James Matthew Barrie (1860-1937), the beloved Scottish playwright who created one of literature's iconic characters, Peter Pan, formed an unlikely friendship with Arthur Conan Doyle that survived many years and vast differences between two of the most popular writers of their time.
Conan Doyle was a sportsman. Fond of skiing, he has been credited with introducing that vigorous activity to Switzerland. An aficianado of pugilism, he was praised for his skills as a boxer and wrote two books with boxing themes: Rodney Stone (1896), which focused on bare-knuckle fighting during the Regency era, and The Croxley Master: A Great Tale of the Prize Ring (1907), about a boxing medical student. Famously, Conan Doyle was asked to referee the racially charged Jack Johnson-Jim Jeffries heavyweight championship fight in 1910. Johnson, the new champion, was an arrogant black man, so Jeffries, the old former champion, was called out of retirement in the interest of white supremacy.
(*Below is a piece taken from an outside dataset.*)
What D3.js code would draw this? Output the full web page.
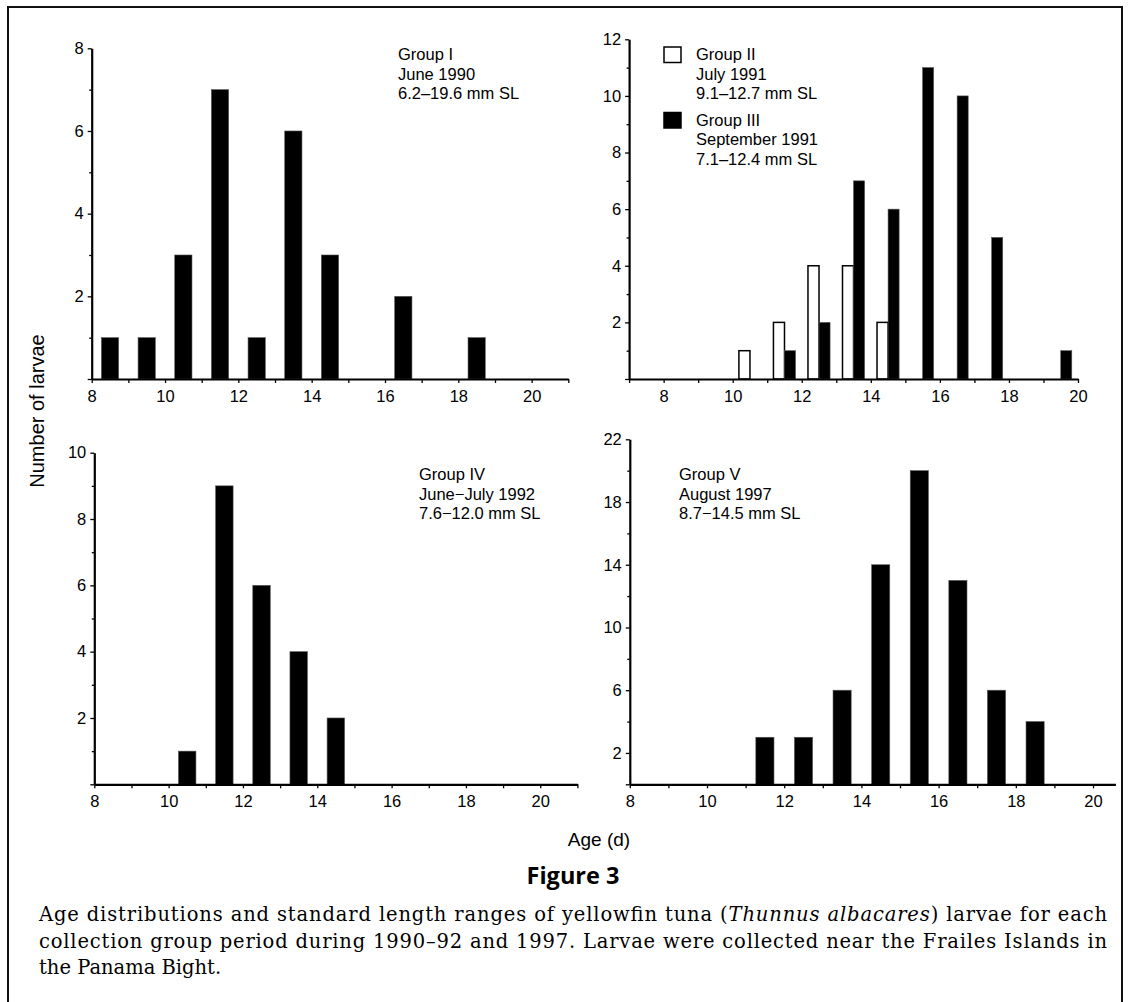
<!DOCTYPE html>
<html>
<head>
<meta charset="utf-8">
<script src="https://cdn.jsdelivr.net/npm/d3@7"></script>
<style>
  body { margin: 0; background: #fff; }
  svg { display: block; }
  .axis text { font-family: "Liberation Sans", Arial, sans-serif; font-size: 16.5px; fill: #000; }
  .axis path, .axis line { stroke: #000; }
  .note { font-family: "Liberation Sans", Arial, sans-serif; font-size: 16.5px; fill: #000; }
</style>
</head>
<body>
<div id="chart"></div>
<script>
// age (d) bins, left edge of each day, and number of larvae in each
const groupIAges = [8, 9, 10, 11, 12, 13, 14, 16, 18];
const groupICounts = [1, 1, 3, 7, 1, 6, 3, 2, 1];
const groupIIAges = [10, 11, 12, 13, 14];
const groupIICounts = [1, 2, 4, 4, 2];
const groupIIIAges = [11, 12, 13, 14, 15, 16, 17, 19];
const groupIIICounts = [1, 2, 7, 6, 11, 10, 5, 1];
const groupIVAges = [10, 11, 12, 13, 14];
const groupIVCounts = [1, 9, 6, 4, 2];
const groupVAges = [11, 12, 13, 14, 15, 16, 17, 18];
const groupVCounts = [3, 3, 6, 14, 20, 13, 6, 4];

// tick labels
const xLabels = [8, 10, 12, 14, 16, 18, 20];
const yLabelsI = [2, 4, 6, 8];
const yLabelsII = [2, 4, 6, 8, 10, 12];
const yLabelsIV = [2, 4, 6, 8, 10];
const yLabelsV = [2, 6, 10, 14, 18, 22];

// panel notes
const notesI = ["Group I", "June 1990", "6.2–19.6 mm SL"];
const notesII = ["Group II", "July 1991", "9.1–12.7 mm SL"];
const notesIII = ["Group III", "September 1991", "7.1–12.4 mm SL"];
const notesIV = ["Group IV", "June−July 1992", "7.6−12.0 mm SL"];
const notesV = ["Group V", "August 1997", "8.7−14.5 mm SL"];

const svg = d3.select("#chart")
  .append("svg")
  .attr("width", 1130)
  .attr("height", 1002);

// page frame (bottom edge runs off the picture)
svg.append("rect")
  .attr("x", 8).attr("y", 7)
  .attr("width", 1114).attr("height", 1020)
  .attr("fill", "none")
  .attr("stroke", "#111")
  .attr("stroke-width", 2);

function drawPanel(p) {
  const x = d3.scaleLinear().domain(p.xDomain).range(p.xRange);
  const y = d3.scaleLinear().domain(p.yDomain).range(p.yRange);
  const g = svg.append("g");

  p.series.forEach(s => {
    g.selectAll(null)
      .data(d3.zip(s.ages, s.counts))
      .join("rect")
      .attr("x", d => x(d[0] + s.offset))
      .attr("width", d => x(d[0] + s.offset + s.width) - x(d[0] + s.offset))
      .attr("y", d => y(d[1]))
      .attr("height", d => y(0) - y(d[1]))
      .attr("fill", s.fill)
      .attr("stroke", s.fill === "#fff" ? "#000" : "#555")
      .attr("stroke-width", s.fill === "#fff" ? 1.5 : 0.6);
  });

  // x axis: tick on every day, labels on even days
  const xTicks = d3.range(Math.ceil(p.xDomain[0]), Math.floor(p.xDomain[1]) + 1);
  g.append("g")
    .attr("class", "axis")
    .attr("transform", `translate(0,${y(0)})`)
    .call(d3.axisBottom(x)
      .tickValues(xTicks)
      .tickSizeInner(4)
      .tickSizeOuter(0)
      .tickPadding(7)
      .tickFormat(d => xLabels.includes(d) ? d : ""))
    .call(a => a.select(".domain").attr("stroke-width", 2.2))
    .call(a => a.selectAll(".tick line").attr("stroke-width", 1.3));

  // y axis: minor ticks are shorter and unlabelled
  g.append("g")
    .attr("class", "axis")
    .attr("transform", `translate(${x(p.xDomain[0])},0)`)
    .call(d3.axisLeft(y)
      .tickValues(d3.range(0, p.yDomain[1] + 1, p.yStep))
      .tickSizeInner(4)
      .tickSizeOuter(0)
      .tickPadding(4)
      .tickFormat(d => p.yLabels.includes(d) ? d : ""))
    .call(a => a.select(".domain").attr("stroke-width", 2.2))
    .call(a => a.selectAll(".tick line").attr("stroke-width", 1.3))
    .call(a => a.selectAll(".tick")
      .filter(d => d !== 0 && !p.yLabels.includes(d))
      .select("line").attr("x2", -2.5));

  p.notes.forEach(n => {
    g.selectAll(null)
      .data(n.lines)
      .join("text")
      .attr("class", "note")
      .attr("x", n.x)
      .attr("y", (d, i) => n.y + i * 19.5)
      .text(d => d);
    if (n.swatch) {
      g.append("rect")
        .attr("x", n.x - 32).attr("y", n.y - 13)
        .attr("width", 17).attr("height", 15.5)
        .attr("fill", n.swatch)
        .attr("stroke", "#000")
        .attr("stroke-width", 1.5);
    }
  });
}

drawPanel({
  xDomain: [8, 21], xRange: [91.7, 568.3],
  yDomain: [0, 8], yRange: [379, 48.3], yStep: 1, yLabels: yLabelsI,
  series: [{ ages: groupIAges, counts: groupICounts, offset: 0.265, width: 0.47, fill: "#000" }],
  notes: [{ x: 398, y: 60, lines: notesI }]
});

drawPanel({
  xDomain: [7, 20], xRange: [629.1, 1078],
  yDomain: [0, 12], yRange: [379, 39.3], yStep: 1, yLabels: yLabelsII,
  series: [
    { ages: groupIIAges, counts: groupIICounts, offset: 0.18, width: 0.32, fill: "#fff" },
    { ages: groupIIIAges, counts: groupIIICounts, offset: 0.5, width: 0.32, fill: "#000" }
  ],
  notes: [
    { x: 696, y: 60, lines: notesII, swatch: "#fff" },
    { x: 696, y: 125.5, lines: notesIII, swatch: "#000" }
  ]
});

drawPanel({
  xDomain: [8, 21], xRange: [94.3, 577.4],
  yDomain: [0, 10], yRange: [784.3, 452.7], yStep: 1, yLabels: yLabelsIV,
  series: [{ ages: groupIVAges, counts: groupIVCounts, offset: 0.265, width: 0.47, fill: "#000" }],
  notes: [{ x: 419, y: 480, lines: notesIV }]
});

drawPanel({
  xDomain: [8, 20.58], xRange: [629.8, 1115.4],
  yDomain: [0, 22], yRange: [784.3, 439.3], yStep: 2, yLabels: yLabelsV,
  series: [{ ages: groupVAges, counts: groupVCounts, offset: 0.265, width: 0.47, fill: "#000" }],
  notes: [{ x: 679, y: 480, lines: notesV }]
});

// shared axis titles
svg.append("text")
  .attr("transform", "translate(44,411) rotate(-90)")
  .attr("text-anchor", "middle")
  .style("font-family", "Liberation Sans, Arial, sans-serif")
  .style("font-size", "20px")
  .text("Number of larvae");

svg.append("text")
  .attr("x", 599).attr("y", 846)
  .attr("text-anchor", "middle")
  .style("font-family", "Liberation Sans, Arial, sans-serif")
  .style("font-size", "19px")
  .text("Age (d)");

// figure caption
svg.append("text")
  .attr("x", 573).attr("y", 884)
  .attr("text-anchor", "middle")
  .style("font-family", "Open Sans, Noto Sans, sans-serif")
  .style("font-weight", "bold")
  .style("font-size", "23.5px")
  .text("Figure 3");

const cap = svg.append("g")
  .style("font-family", "DejaVu Serif, serif")
  .style("font-size", "19.5px");

const line1 = cap.append("text")
  .attr("x", 39).attr("y", 921)
  .attr("textLength", 1068)
  .attr("lengthAdjust", "spacing");
line1.append("tspan").text("Age distributions and standard length ranges of yellowfin tuna (");
line1.append("tspan").style("font-style", "italic").text("Thunnus albacares");
line1.append("tspan").text(") larvae for each");

cap.append("text")
  .attr("x", 39).attr("y", 947.5)
  .attr("textLength", 1068)
  .attr("lengthAdjust", "spacing")
  .text("collection group period during 1990–92 and 1997. Larvae were collected near the Frailes Islands in");

cap.append("text")
  .attr("x", 39).attr("y", 974)
  .text("the Panama Bight.");
</script>
</body>
</html>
Conan Doyle declined the offer, stating that it was more likely to foster bigotry than combat it.
Barrie, on the other hand, stopped growing when he was still quite small (5'3" according to his passport), was extremely introverted, and though he was married, his relationship was apparently uncomssumated. "Boys can't love," he explained to his wife.
Nonetheless, Barrie and his friends, Jerome K. Jerome, Conan Doyle, P.G. Wodehouse, and others, founded a cricket club, called Allahakbarries. Conan Doyle was the only member who could actually play cricket.
- from Otto Penzler's introduction to J.M Barrie's Sherlock Holmes pastiche, "The Late Sherlock Holmes", in The Big Book of Sherlock Holmes Stories.